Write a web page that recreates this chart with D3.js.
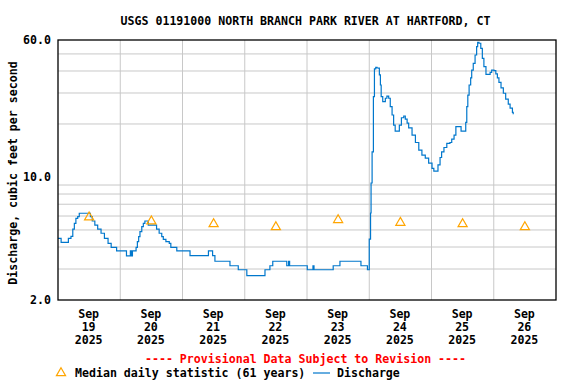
<!DOCTYPE html>
<html>
<head>
<meta charset="utf-8">
<script src="https://cdn.jsdelivr.net/npm/d3@7"></script>
<style>
    body { margin: 0; background: #fff; }
    text { font-family: "DejaVu Sans Mono", "Liberation Mono", monospace; font-weight: bold; }
</style>
</head>
<body>
<svg id="chart"></svg>
<script>
// hours since Sep 19 2025 00:00, discharge in cfs
const hours = [0, 1.2, 4.0, 5.0, 5.7, 6.3, 6.9, 7.6, 8.2, 12.5, 13.2, 14.2, 15.3, 16.6, 17.9, 19.3, 20.5, 22.6,
    26.4, 27.9, 28.3, 28.7, 30.1, 30.6, 31.1, 31.6, 32.3, 32.9, 33.5, 34.8, 38.0, 39.0, 40.0, 40.6, 41.6, 42.9,
    43.5, 45.8, 50.9, 58.0, 59.6, 60.5, 66.3, 69.5, 72.8, 79.8, 81.7, 82.8, 88.2, 88.9, 89.3, 96.1, 98.3, 98.7,
    106.1, 108.7, 116.8, 119.3, 120.0, 120.5, 120.7, 121.1, 121.6, 122.0, 122.5, 123.0, 123.6, 123.9, 124.3,
    124.6, 125.2, 126.2, 126.8, 127.5, 128.1, 128.8, 129.4, 130.0, 131.6, 132.4, 133.3, 133.9, 134.6, 135.2,
    136.5, 137.8, 139.1, 140.3, 141.6, 142.9, 144.2, 144.9, 146.5, 147.3, 147.9, 148.8, 149.9, 151.1, 151.8,
    152.7, 153.4, 155.4, 157.2, 157.6, 158.0, 158.5, 159.1, 159.5, 160.1, 160.8, 161.4, 161.8, 162.3, 163.0,
    163.6, 164.2, 165.0, 166.6, 167.2, 168.1, 168.8, 169.4, 170.0, 170.8, 171.7, 172.6, 173.6, 174.3, 175.2, 175.5];
const discharge = [4.48, 4.25, 4.48, 4.60, 5.06, 5.45, 5.82, 5.95, 6.22, 5.95, 5.62, 5.33, 5.06, 4.79, 4.48, 4.20, 3.98, 3.80,
    3.56, 3.80, 3.56, 3.80, 3.98, 4.29, 4.58, 4.89, 5.22, 5.45, 5.62, 5.33, 5.06, 4.79, 4.58, 4.42, 4.29, 4.20,
    3.98, 3.80, 3.57, 3.80, 3.57, 3.32, 3.13, 2.97, 2.75, 2.97, 3.13, 3.32, 3.13, 3.32, 3.13, 2.97, 3.13, 2.97,
    3.13, 3.32, 3.13, 2.97, 4.44, 6.24, 9.24, 13.9, 28.6, 41.1, 42.0, 41.6, 41.5, 38.0, 33.3,
    28.6, 26.8, 28.0, 28.8, 28.0, 25.1, 22.5, 19.7, 18.2, 19.7, 21.7, 22.2, 21.3, 20.2, 19.0,
    17.3, 15.7, 14.2, 13.3, 12.8, 12.0, 11.2, 10.8, 11.7, 12.9, 13.9, 14.7, 15.5, 15.7, 16.4,
    17.3, 19.3, 18.2, 20.4, 25.1, 29.2, 33.3, 36.6, 40.5, 44.2, 49.3, 55.0, 58.2, 57.5, 53.8,
    47.2, 42.3, 38.3, 39.3, 40.5, 40.2, 38.5, 36.6, 34.5, 32.1, 29.9, 27.7, 25.9, 24.6, 23.3, 22.7];

const medianDays = [19, 20, 21, 22, 23, 24, 25, 26];
const medianValues = [5.9, 5.6, 5.4, 5.2, 5.7, 5.5, 5.4, 5.2];

const yTicks = [2, 10, 60];
const yGrid = [3, 4, 5, 6, 7, 8, 9, 20, 30, 40, 50];

const title = "USGS 01191000 NORTH BRANCH PARK RIVER AT HARTFORD, CT";
const yTitle = "Discharge, cubic feet per second";

const margin = { top: 40, right: 20, bottom: 84, left: 58 };
const width = 576, height = 384;
const plotW = width - margin.left - margin.right;
const plotH = height - margin.top - margin.bottom;

const start = new Date(2025, 8, 19);
const toDate = h => new Date(start.getTime() + h * 3600e3);

const svg = d3.select("#chart").attr("width", width).attr("height", height);

const x = d3.scaleTime().domain([start, new Date(2025, 8, 27)]).range([0, plotW]);
const y = d3.scaleLog().domain([2, 60]).range([plotH, 0]);

const g = svg.append("g").attr("transform", `translate(${margin.left}, ${margin.top})`);

// grid
const dayLines = d3.range(1, 8).map(d => new Date(2025, 8, 19 + d));
g.selectAll(".vgrid").data(dayLines).join("line")
    .attr("x1", d => x(d)).attr("x2", d => x(d))
    .attr("y1", 0).attr("y2", plotH)
    .attr("stroke", "#c8c8c8");
g.selectAll(".hgrid").data(yGrid).join("line")
    .attr("x1", 0).attr("x2", plotW)
    .attr("y1", d => y(d)).attr("y2", d => y(d))
    .attr("stroke", "#c8c8c8");

// discharge line
const data = hours.map((h, i) => ({ t: toDate(h), v: discharge[i] }));
g.append("path")
    .datum(data)
    .attr("fill", "none")
    .attr("stroke", "#0077cc")
    .attr("stroke-width", 1.2)
    .attr("d", d3.line().x(d => x(d.t)).y(d => y(d.v)).curve(d3.curveStepAfter));

// median triangles
const tri = d3.symbol().type(d3.symbolTriangle).size(36);
g.selectAll(".median").data(medianDays.map((d, i) => ({ t: new Date(2025, 8, d, 12), v: medianValues[i] })))
    .join("path")
    .attr("d", tri)
    .attr("transform", d => `translate(${x(d.t)}, ${y(d.v)})`)
    .attr("fill", "none")
    .attr("stroke", "#ffa500")
    .attr("stroke-width", 1.2);

// frame
g.append("rect").attr("width", plotW).attr("height", plotH)
    .attr("fill", "none").attr("stroke", "#000").attr("stroke-width", 1.3);

// y axis labels
const yAxis = g.append("g")
    .call(d3.axisLeft(y).tickValues(yTicks).tickSize(0).tickPadding(7).tickFormat(d3.format(".1f")));
yAxis.select(".domain").remove();
yAxis.selectAll("text").attr("font-size", "11.6px").attr("fill", "#000");

// x axis labels, three lines at noon
const noons = medianDays.map(d => new Date(2025, 8, d, 12));
const xLab = g.selectAll(".xlab").data(noons).join("text")
    .attr("text-anchor", "middle")
    .attr("font-size", "11.6px")
    .attr("transform", d => `translate(${x(d) - 0.5}, ${plotH + 18})`);
xLab.append("tspan").attr("x", 0).attr("y", 0).text("Sep");
xLab.append("tspan").attr("x", 0).attr("y", 13).text(d => d3.timeFormat("%d")(d));
xLab.append("tspan").attr("x", 0).attr("y", 26).text("2025");

// titles
svg.append("text")
    .attr("x", 305.5).attr("y", 25)
    .attr("text-anchor", "middle").attr("font-size", "11.6px")
    .text(title);
svg.append("text")
    .attr("transform", `translate(17, ${margin.top + plotH / 2 + 3}) rotate(-90)`)
    .attr("text-anchor", "middle").attr("font-size", "11.6px")
    .text(yTitle);

svg.append("text")
    .attr("x", 305.5).attr("y", 363)
    .attr("text-anchor", "middle").attr("font-size", "11.6px").attr("fill", "#ff0000")
    .text("---- Provisional Data Subject to Revision ----");

// legend
const legend = svg.append("g");
legend.append("path").attr("d", tri)
    .attr("transform", "translate(61, 373)")
    .attr("fill", "none").attr("stroke", "#ffa500").attr("stroke-width", 1.2);
legend.append("text").attr("x", 75).attr("y", 377).attr("font-size", "11.6px")
    .text("Median daily statistic (61 years)");
legend.append("line").attr("x1", 313).attr("x2", 330).attr("y1", 373).attr("y2", 373)
    .attr("stroke", "#0077cc").attr("stroke-width", 1.2);
legend.append("text").attr("x", 337).attr("y", 377).attr("font-size", "11.6px")
    .text("Discharge");
</script>
</body>
</html>
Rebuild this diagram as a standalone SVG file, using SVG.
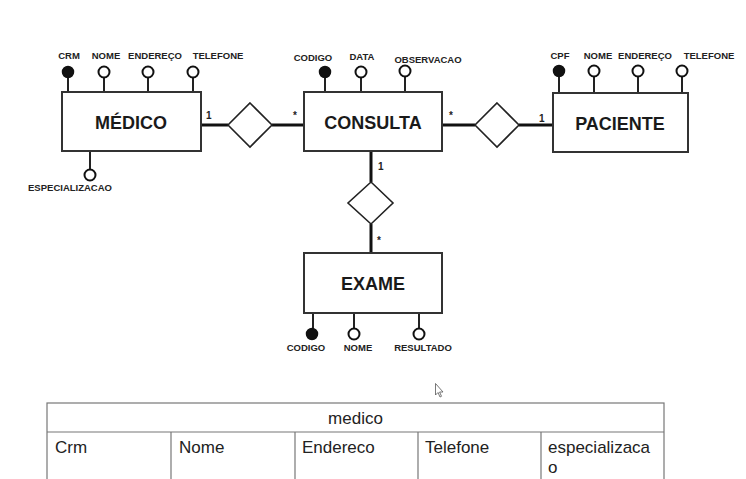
<svg xmlns="http://www.w3.org/2000/svg" width="746" height="479" viewBox="0 0 746 479">
<style>
.ent{fill:#fff;stroke:#333;stroke-width:2}
.dia{fill:#fff;stroke:#222;stroke-width:1.6}
.title{font-family:"Liberation Sans",Arial,sans-serif;font-weight:bold;font-size:18px;fill:#1a1a1a;text-anchor:middle}
.att{font-family:"Liberation Sans",Arial,sans-serif;font-weight:bold;font-size:9.5px;fill:#222;text-anchor:middle}
.card{font-family:"Liberation Sans",Arial,sans-serif;font-weight:bold;font-size:10px;fill:#222}
.stem{stroke:#222;stroke-width:2}
.conn{stroke:#111;stroke-width:3;fill:none}
.key{fill:#111;stroke:#111;stroke-width:1.5}
.opt{fill:#fff;stroke:#111;stroke-width:2}
.tb{fill:none;stroke:#777;stroke-width:1.2}
.tt{font-family:"Liberation Sans",Arial,sans-serif;font-size:17px;fill:#222}
</style>
<rect width="746" height="479" fill="#fff"/>
<g id="connectors">
<line class="conn" x1="201" y1="125" x2="228" y2="125"/>
<line class="conn" x1="272" y1="125" x2="304" y2="125"/>
<line class="conn" x1="442" y1="125" x2="475" y2="125"/>
<line class="conn" x1="519" y1="125" x2="553" y2="125"/>
<line class="conn" x1="371" y1="151" x2="371" y2="182"/>
<line class="conn" x1="371" y1="224" x2="371" y2="253"/>
<text class="card" x="206" y="119">1</text>
<text class="card" x="293" y="119">*</text>
<text class="card" x="449" y="119">*</text>
<text class="card" x="539" y="122">1</text>
<text class="card" x="378" y="170">1</text>
<text class="card" x="377" y="244">*</text>
</g>
<g id="rel-medico-consulta"><polygon class="dia" points="250,103 272,125 250,147 228,125"/></g>
<g id="rel-consulta-paciente"><polygon class="dia" points="497,103 519,125 497,147 475,125"/></g>
<g id="rel-consulta-exame"><polygon class="dia" points="371,182 393,203 371,224 348,203"/></g>
<g id="medico">
<line class="stem" x1="68" y1="77" x2="68" y2="92"/>
<line class="stem" x1="104" y1="78" x2="104" y2="92"/>
<line class="stem" x1="148" y1="78" x2="148" y2="92"/>
<line class="stem" x1="193" y1="78" x2="193" y2="92"/>
<line class="stem" x1="90" y1="151" x2="90" y2="170"/>
<rect class="ent" x="62" y="92" width="139" height="59"/>
<text class="title" x="131" y="129">MÉDICO</text>
<circle class="key" cx="68" cy="72" r="5.5"/>
<circle class="opt" cx="104" cy="72" r="5.5"/>
<circle class="opt" cx="148" cy="72" r="5.5"/>
<circle class="opt" cx="193" cy="72" r="5.5"/>
<circle class="opt" cx="90" cy="175" r="5.5"/>
<text class="att" x="69" y="59">CRM</text>
<text class="att" x="106" y="59">NOME</text>
<text class="att" x="155" y="59">ENDEREÇO</text>
<text class="att" x="218" y="59">TELEFONE</text>
<text class="att" x="70" y="191">ESPECIALIZACAO</text>
</g>
<g id="consulta">
<line class="stem" x1="325" y1="77" x2="325" y2="92"/>
<line class="stem" x1="361" y1="78" x2="361" y2="92"/>
<line class="stem" x1="405" y1="77" x2="405" y2="92"/>
<rect class="ent" x="304" y="92" width="138" height="59"/>
<text class="title" x="373" y="129">CONSULTA</text>
<circle class="key" cx="325" cy="72" r="5.5"/>
<circle class="opt" cx="361" cy="72" r="5.5"/>
<circle class="opt" cx="405" cy="71" r="5.5"/>
<text class="att" x="313" y="61">CODIGO</text>
<text class="att" x="362" y="60">DATA</text>
<text class="att" x="428" y="63">OBSERVACAO</text>
</g>
<g id="paciente">
<line class="stem" x1="559" y1="76" x2="559" y2="93"/>
<line class="stem" x1="594" y1="77" x2="594" y2="93"/>
<line class="stem" x1="638" y1="77" x2="638" y2="93"/>
<line class="stem" x1="682" y1="77" x2="682" y2="93"/>
<rect class="ent" x="553" y="93" width="135" height="59"/>
<text class="title" x="620" y="130">PACIENTE</text>
<circle class="key" cx="559" cy="71" r="5.5"/>
<circle class="opt" cx="594" cy="71" r="5.5"/>
<circle class="opt" cx="638" cy="71" r="5.5"/>
<circle class="opt" cx="682" cy="71" r="5.5"/>
<text class="att" x="560" y="59">CPF</text>
<text class="att" x="598" y="59">NOME</text>
<text class="att" x="645" y="59">ENDEREÇO</text>
<text class="att" x="709" y="59">TELEFONE</text>
</g>
<g id="exame">
<line class="stem" x1="313" y1="313" x2="313" y2="329"/>
<line class="stem" x1="354" y1="313" x2="354" y2="329"/>
<line class="stem" x1="419" y1="313" x2="419" y2="329"/>
<rect class="ent" x="304" y="253" width="138" height="60"/>
<text class="title" x="373" y="290">EXAME</text>
<circle class="key" cx="312" cy="334" r="5.5"/>
<circle class="opt" cx="354" cy="334" r="5.5"/>
<circle class="opt" cx="419" cy="334" r="5.5"/>
<text class="att" x="306" y="351">CODIGO</text>
<text class="att" x="358" y="351">NOME</text>
<text class="att" x="423" y="351">RESULTADO</text>
</g>
<g id="cursor">
<path d="M435.5,383.5 L435.5,395 L438,392.5 L440,397 L441.5,396.3 L439.6,392 L443,392 Z" fill="#fff" stroke="#555" stroke-width="0.8"/>
</g>
<g id="table-medico">
<rect class="tb" x="47" y="403" width="617" height="80"/>
<line class="tb" x1="47" y1="432" x2="664" y2="432"/>
<line class="tb" x1="171" y1="432" x2="171" y2="479"/>
<line class="tb" x1="295" y1="432" x2="295" y2="479"/>
<line class="tb" x1="418" y1="432" x2="418" y2="479"/>
<line class="tb" x1="541" y1="432" x2="541" y2="479"/>
<text class="tt" x="355.5" y="424" text-anchor="middle">medico</text>
<text class="tt" x="55" y="453">Crm</text>
<text class="tt" x="179" y="453">Nome</text>
<text class="tt" x="302" y="453">Endereco</text>
<text class="tt" x="425" y="453">Telefone</text>
<text class="tt" x="548" y="453">especializaca</text>
<text class="tt" x="548" y="473">o</text>
</g>
</svg>
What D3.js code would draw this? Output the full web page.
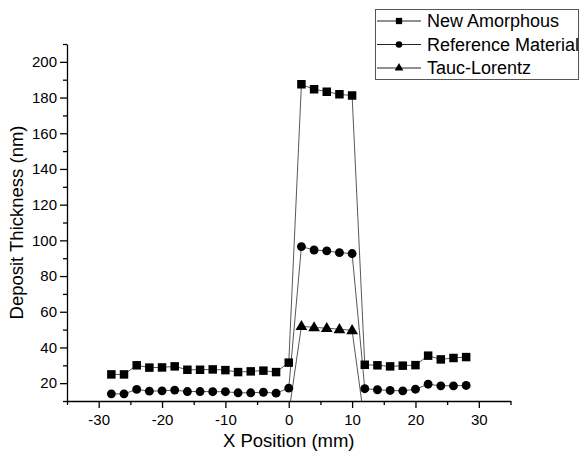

◆ What you need to do
Report only the number of lines that hold the word "this".

◆ Complete response
3